Dragon fruit peels usually end up in the trash. Now, a team of researchers in China has turned that soft, colorful waste into a carbon film that could help solve one of the biggest problems holding back lithium-sulfur batteries.
The work is not a ready-made battery for your next electric car. Not yet. But it points to a practical idea with big environmental appeal, using agricultural waste to improve batteries that may one day power electric vehicles, drones, and other machines where every pound matters.
The study is titled “Pitaya peel-derived carbon film through one-step carbonization as a functional interlayer for lithium sulfur battery.”
Waste becomes a battery layer
The researchers used pitaya peels, better known in the U.S. as dragon fruit peels, and put them through a one-step carbonization process. In simple terms, heat transformed the leftover fruit skin into a self-supporting carbon film.
That film was then placed inside a lithium-sulfur battery as a functional interlayer. It was not the main energy material itself, but rather a helper layer designed to keep the battery chemistry working more smoothly.
Why does that matter? Because lithium-sulfur batteries can lose performance when lithium polysulfides move through the cell and weaken the reaction over repeated charging.
Why lithium-sulfur matters
Lithium-sulfur batteries are attractive because sulfur is abundant and the chemistry has a very high theoretical energy density. A 2022 Nature Communications study described lithium-sulfur batteries as promising because of sulfur’s abundance and a theoretical energy density of about 2,600 watt-hours per kilogram, which is roughly 1,180 watt-hours per pound.
That kind of number gets engineers’ attention. In practical terms, lighter batteries could help electric cars travel farther, drones stay in the air longer, and aircraft designers reduce weight without giving up power.
But there is a catch. Lithium-sulfur batteries still struggle with cycle life, stability, and the so-called “shuttle effect,” where soluble compounds move around inside the battery and drain performance over time.
What the tests showed
The dragon fruit carbon film appears to help by slowing the movement of those troublesome lithium polysulfides. According to the study summary, the pitaya-derived film worked as an effective interlayer for a high-performance lithium-sulfur battery.
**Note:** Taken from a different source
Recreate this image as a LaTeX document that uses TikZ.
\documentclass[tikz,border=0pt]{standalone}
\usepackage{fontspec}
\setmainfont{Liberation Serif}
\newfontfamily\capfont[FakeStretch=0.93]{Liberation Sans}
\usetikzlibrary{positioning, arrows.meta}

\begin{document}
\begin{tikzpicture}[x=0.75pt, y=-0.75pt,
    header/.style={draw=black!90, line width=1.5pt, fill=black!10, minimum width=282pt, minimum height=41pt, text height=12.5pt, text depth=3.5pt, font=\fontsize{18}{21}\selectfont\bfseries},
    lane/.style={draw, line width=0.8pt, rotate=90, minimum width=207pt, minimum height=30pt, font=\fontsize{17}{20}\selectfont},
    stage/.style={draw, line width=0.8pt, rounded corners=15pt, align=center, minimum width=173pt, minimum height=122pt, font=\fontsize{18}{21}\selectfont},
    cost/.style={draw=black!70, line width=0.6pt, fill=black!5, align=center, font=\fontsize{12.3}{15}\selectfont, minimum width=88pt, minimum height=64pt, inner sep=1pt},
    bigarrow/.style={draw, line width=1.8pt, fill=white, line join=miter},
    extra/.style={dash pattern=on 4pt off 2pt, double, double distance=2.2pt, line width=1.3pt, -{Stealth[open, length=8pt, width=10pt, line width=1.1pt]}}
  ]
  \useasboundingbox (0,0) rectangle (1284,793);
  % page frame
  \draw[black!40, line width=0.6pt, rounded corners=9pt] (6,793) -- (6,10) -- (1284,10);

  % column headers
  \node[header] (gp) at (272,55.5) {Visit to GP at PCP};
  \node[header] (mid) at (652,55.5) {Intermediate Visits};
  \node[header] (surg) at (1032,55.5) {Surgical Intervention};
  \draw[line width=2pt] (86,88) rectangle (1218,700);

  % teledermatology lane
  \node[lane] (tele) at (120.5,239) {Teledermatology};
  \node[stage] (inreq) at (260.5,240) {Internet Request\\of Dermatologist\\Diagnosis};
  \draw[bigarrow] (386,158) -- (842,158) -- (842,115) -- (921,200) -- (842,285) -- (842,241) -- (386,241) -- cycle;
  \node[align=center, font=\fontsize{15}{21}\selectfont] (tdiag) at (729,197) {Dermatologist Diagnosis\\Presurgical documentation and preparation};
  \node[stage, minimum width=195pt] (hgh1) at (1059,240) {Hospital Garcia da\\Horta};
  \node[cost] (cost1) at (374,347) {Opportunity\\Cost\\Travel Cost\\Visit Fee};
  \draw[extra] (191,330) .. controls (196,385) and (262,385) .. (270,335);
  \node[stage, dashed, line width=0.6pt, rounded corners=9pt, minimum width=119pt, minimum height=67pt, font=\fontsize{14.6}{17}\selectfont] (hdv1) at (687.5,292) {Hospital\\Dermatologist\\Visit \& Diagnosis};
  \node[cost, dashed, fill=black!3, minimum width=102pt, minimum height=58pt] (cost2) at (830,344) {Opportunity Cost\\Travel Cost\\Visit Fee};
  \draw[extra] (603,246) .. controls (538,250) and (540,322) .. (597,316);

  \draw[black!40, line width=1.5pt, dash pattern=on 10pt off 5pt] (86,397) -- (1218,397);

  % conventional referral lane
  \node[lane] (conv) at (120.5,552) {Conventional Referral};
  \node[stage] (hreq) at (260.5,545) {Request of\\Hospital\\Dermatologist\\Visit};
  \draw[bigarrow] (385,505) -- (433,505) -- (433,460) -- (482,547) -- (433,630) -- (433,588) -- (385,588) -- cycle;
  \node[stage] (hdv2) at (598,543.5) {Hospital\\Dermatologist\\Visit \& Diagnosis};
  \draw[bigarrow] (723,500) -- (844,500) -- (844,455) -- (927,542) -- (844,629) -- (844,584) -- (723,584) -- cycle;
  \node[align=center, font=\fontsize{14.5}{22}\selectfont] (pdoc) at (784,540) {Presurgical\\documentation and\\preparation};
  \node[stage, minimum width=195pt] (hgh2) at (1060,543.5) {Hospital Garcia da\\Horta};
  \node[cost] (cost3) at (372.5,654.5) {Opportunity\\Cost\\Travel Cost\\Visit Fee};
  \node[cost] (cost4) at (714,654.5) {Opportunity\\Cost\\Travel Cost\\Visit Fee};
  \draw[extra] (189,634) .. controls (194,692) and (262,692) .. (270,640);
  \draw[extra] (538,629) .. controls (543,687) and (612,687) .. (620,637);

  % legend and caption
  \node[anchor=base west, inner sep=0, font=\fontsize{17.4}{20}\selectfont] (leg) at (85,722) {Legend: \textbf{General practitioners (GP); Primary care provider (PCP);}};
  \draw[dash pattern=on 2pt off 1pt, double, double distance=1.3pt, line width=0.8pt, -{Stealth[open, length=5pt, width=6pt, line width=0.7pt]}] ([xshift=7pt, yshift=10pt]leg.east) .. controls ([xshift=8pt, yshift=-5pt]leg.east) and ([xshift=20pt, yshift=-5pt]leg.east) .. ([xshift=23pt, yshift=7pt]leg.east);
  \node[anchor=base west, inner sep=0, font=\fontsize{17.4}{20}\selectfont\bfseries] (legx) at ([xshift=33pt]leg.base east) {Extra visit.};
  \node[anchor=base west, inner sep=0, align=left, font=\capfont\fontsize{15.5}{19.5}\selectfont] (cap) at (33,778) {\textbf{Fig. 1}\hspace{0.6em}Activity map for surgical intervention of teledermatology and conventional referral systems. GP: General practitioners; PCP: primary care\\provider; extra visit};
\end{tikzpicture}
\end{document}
The results were not just cosmetic. After 300 cycles, the sulfur cathode using the pitaya peel carbon film maintained a discharge capacity of 458.1 mAh per gram of sulfur, which is about 13,000 mAh per ounce, along with a 53.9 percent capacity retention ratio.
That does not mean your EV battery pack will soon be made from fruit scraps. It does mean a low-cost waste material showed measurable value in a problem that battery scientists have been trying to tame for years.
Food scraps enter the battery lab
Dragon fruit peel is not alone. Food waste has become a surprisingly active area in battery and recycling research, especially as scientists look for cleaner ways to handle both organic waste and battery materials.
In Singapore, researchers previously used orange peel waste to recover valuable metals from spent lithium-ion batteries. NTU Singapore reported that the method extracted around 90 percent of cobalt, lithium, nickel, and manganese in lab experiments, which is comparable to a conventional approach using hydrogen peroxide.
That is where the story gets bigger than one fruit. Banana peels, peanut shells, pomegranate waste, and citrus residues are all being studied because they contain carbon-rich compounds that can be converted into useful battery materials.
Why this could matter for EVs
For drivers, the battery is still one of the biggest pieces of the EV puzzle. Range, charging time, cost, and weight all shape whether an electric car feels practical during everyday traffic jams, long commutes, and those moments when the electric bill already feels heavy enough.
Industry interest is real, though still cautious. Stellantis and Zeta Energy announced a joint development agreement in 2024 aimed at lithium-sulfur EV batteries, saying the technology could support lighter packs and possibly faster charging while avoiding materials such as nickel and cobalt.
Lyten has also announced plans for a lithium-sulfur battery gigafactory near Reno, Nevada, with full-scale capacity of up to 10 gigawatt-hours annually and Phase 1 scheduled for 2027. The company has pointed to drones, satellites, defense uses, micromobility, and eventually EVs as target markets.
A useful step, not a miracle
It is tempting to call this a battery revolution. Better not. The more accurate takeaway is that agricultural waste can be engineered into useful carbon materials, and those materials may help lithium-sulfur batteries become more stable.
That is still a big deal. At the end of the day, cleaner energy technology will need not just better chemistry, but smarter sourcing, less waste, and materials that do not make the supply chain even harder to manage.
So yes, dragon fruit peels could become part of the battery story. Not as a magic ingredient, but as one more sign that tomorrow’s energy storage may come from places we usually overlook, including the compost bin.
The study was published on ScienceDirect.